Stored data entries

====

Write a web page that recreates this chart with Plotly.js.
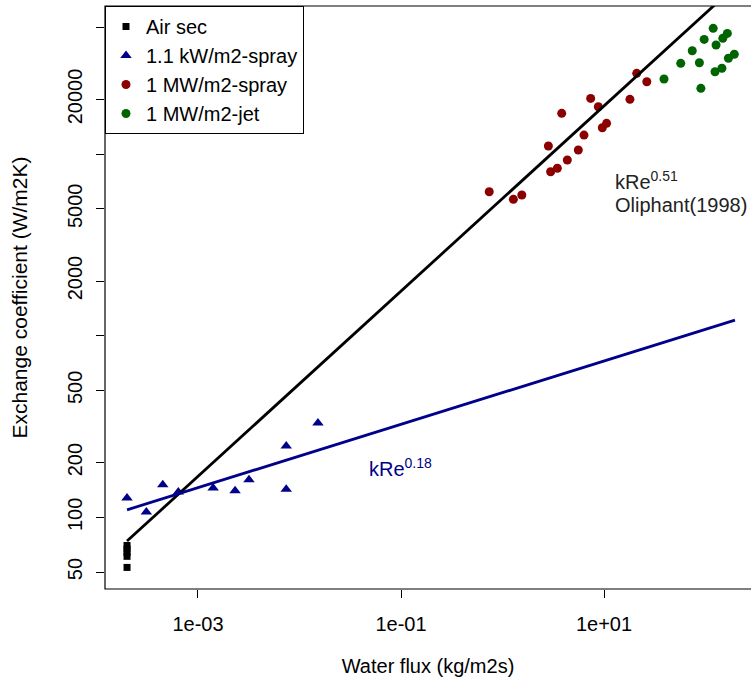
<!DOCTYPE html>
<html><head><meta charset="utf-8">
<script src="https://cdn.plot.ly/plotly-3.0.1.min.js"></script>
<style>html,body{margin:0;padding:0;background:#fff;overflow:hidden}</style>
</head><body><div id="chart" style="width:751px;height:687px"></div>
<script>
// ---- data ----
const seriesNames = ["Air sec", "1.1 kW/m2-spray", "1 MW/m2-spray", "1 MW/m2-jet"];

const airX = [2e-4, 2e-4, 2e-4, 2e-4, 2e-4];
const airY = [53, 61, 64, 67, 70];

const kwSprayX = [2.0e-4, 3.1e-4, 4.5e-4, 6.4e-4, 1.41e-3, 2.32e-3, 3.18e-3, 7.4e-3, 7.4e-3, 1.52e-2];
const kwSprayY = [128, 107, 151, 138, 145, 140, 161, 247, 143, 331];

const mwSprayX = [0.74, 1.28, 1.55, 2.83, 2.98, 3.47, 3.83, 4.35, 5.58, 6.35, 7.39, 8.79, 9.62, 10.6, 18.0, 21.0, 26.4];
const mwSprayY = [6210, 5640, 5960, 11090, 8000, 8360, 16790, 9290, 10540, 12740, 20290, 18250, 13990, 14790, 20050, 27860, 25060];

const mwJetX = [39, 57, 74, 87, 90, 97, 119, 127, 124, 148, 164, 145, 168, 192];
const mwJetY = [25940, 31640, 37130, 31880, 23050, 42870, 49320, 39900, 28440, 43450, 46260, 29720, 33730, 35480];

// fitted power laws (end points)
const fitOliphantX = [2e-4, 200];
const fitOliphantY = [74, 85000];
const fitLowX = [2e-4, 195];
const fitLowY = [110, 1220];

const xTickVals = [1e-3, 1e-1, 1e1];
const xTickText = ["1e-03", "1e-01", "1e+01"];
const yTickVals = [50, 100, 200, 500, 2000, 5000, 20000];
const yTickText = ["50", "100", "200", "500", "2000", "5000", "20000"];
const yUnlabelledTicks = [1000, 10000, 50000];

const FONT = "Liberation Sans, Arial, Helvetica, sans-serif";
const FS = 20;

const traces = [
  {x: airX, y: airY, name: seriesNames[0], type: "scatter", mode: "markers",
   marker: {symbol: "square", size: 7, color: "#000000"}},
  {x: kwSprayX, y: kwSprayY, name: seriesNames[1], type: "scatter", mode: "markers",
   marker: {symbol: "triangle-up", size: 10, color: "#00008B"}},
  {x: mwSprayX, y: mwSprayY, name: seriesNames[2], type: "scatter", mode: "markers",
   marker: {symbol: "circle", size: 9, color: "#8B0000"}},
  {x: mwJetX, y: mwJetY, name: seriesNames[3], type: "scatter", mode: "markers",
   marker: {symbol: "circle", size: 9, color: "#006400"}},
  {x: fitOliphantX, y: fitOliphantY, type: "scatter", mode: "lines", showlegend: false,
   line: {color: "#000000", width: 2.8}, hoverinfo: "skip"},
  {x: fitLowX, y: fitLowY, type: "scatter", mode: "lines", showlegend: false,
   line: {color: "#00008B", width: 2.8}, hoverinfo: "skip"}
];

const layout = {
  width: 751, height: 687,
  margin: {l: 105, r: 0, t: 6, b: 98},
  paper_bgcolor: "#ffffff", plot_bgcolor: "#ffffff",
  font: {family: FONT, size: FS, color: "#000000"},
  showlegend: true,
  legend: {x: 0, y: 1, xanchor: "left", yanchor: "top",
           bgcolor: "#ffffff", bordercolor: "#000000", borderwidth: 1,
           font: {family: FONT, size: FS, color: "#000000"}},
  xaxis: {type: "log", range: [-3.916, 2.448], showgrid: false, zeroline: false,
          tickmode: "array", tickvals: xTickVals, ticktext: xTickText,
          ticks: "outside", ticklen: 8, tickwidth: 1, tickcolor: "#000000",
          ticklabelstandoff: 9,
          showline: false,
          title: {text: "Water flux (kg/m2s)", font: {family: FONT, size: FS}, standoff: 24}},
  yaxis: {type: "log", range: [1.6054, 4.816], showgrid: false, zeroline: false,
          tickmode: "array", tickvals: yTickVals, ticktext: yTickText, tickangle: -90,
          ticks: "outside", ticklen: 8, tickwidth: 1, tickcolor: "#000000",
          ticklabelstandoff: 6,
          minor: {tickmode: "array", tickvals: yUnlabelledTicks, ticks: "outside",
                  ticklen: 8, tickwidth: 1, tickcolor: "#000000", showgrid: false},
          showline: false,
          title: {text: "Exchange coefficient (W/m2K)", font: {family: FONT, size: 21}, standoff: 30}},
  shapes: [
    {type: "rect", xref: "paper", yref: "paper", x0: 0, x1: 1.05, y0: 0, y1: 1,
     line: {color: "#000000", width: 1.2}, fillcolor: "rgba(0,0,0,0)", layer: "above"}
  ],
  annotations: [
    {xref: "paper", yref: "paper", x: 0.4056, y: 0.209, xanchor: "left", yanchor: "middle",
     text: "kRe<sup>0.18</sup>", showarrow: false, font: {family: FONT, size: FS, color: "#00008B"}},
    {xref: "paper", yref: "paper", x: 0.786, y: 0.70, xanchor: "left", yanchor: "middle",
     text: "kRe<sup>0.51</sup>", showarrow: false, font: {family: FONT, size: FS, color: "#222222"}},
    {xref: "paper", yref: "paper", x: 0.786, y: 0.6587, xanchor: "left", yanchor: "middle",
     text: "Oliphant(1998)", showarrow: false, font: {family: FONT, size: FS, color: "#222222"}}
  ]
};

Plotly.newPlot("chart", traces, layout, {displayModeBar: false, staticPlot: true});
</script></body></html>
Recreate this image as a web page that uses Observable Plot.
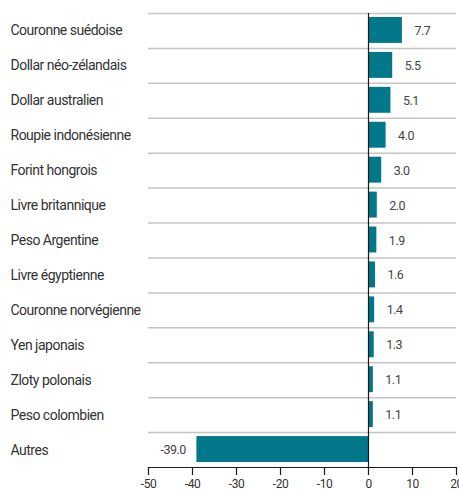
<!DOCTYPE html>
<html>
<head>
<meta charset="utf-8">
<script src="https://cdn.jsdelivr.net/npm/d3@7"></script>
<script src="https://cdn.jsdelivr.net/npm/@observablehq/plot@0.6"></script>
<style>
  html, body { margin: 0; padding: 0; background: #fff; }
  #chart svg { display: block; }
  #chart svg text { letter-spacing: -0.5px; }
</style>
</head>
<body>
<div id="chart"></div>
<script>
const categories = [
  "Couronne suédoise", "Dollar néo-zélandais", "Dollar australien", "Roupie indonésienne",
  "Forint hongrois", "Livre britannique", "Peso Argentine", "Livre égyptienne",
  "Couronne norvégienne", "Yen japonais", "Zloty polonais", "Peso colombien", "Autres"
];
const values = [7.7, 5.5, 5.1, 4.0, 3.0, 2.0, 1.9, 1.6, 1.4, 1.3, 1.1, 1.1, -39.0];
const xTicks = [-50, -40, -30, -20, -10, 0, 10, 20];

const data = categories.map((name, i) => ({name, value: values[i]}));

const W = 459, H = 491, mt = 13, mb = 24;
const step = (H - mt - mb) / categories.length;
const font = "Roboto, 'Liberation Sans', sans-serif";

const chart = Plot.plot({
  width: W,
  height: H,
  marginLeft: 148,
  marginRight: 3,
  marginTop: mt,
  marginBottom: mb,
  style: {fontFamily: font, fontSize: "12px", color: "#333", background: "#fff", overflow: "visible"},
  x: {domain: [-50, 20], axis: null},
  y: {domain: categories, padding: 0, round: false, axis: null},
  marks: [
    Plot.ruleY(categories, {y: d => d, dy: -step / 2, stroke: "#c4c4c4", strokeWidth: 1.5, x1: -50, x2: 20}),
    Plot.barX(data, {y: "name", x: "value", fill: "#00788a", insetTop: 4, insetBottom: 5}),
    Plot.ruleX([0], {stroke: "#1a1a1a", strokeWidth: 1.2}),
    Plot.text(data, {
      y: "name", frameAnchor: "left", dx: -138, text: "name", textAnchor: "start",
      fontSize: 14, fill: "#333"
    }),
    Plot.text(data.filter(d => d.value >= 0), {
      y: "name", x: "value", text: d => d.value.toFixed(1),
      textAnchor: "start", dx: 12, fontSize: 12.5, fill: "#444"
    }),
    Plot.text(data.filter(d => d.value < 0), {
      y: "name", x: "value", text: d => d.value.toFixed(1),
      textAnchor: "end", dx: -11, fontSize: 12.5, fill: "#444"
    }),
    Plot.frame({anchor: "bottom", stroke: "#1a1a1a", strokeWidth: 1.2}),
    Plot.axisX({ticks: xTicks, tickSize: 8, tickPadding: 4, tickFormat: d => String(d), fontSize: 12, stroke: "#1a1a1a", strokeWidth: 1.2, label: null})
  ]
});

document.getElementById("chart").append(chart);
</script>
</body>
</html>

====

Goal: Check each line of the records for the word "this", and show the lines that contain it.

Response to the task:
Write a web page that recreates this chart with Plotly.js.
Recreate this image as a web page that uses Observable Plot.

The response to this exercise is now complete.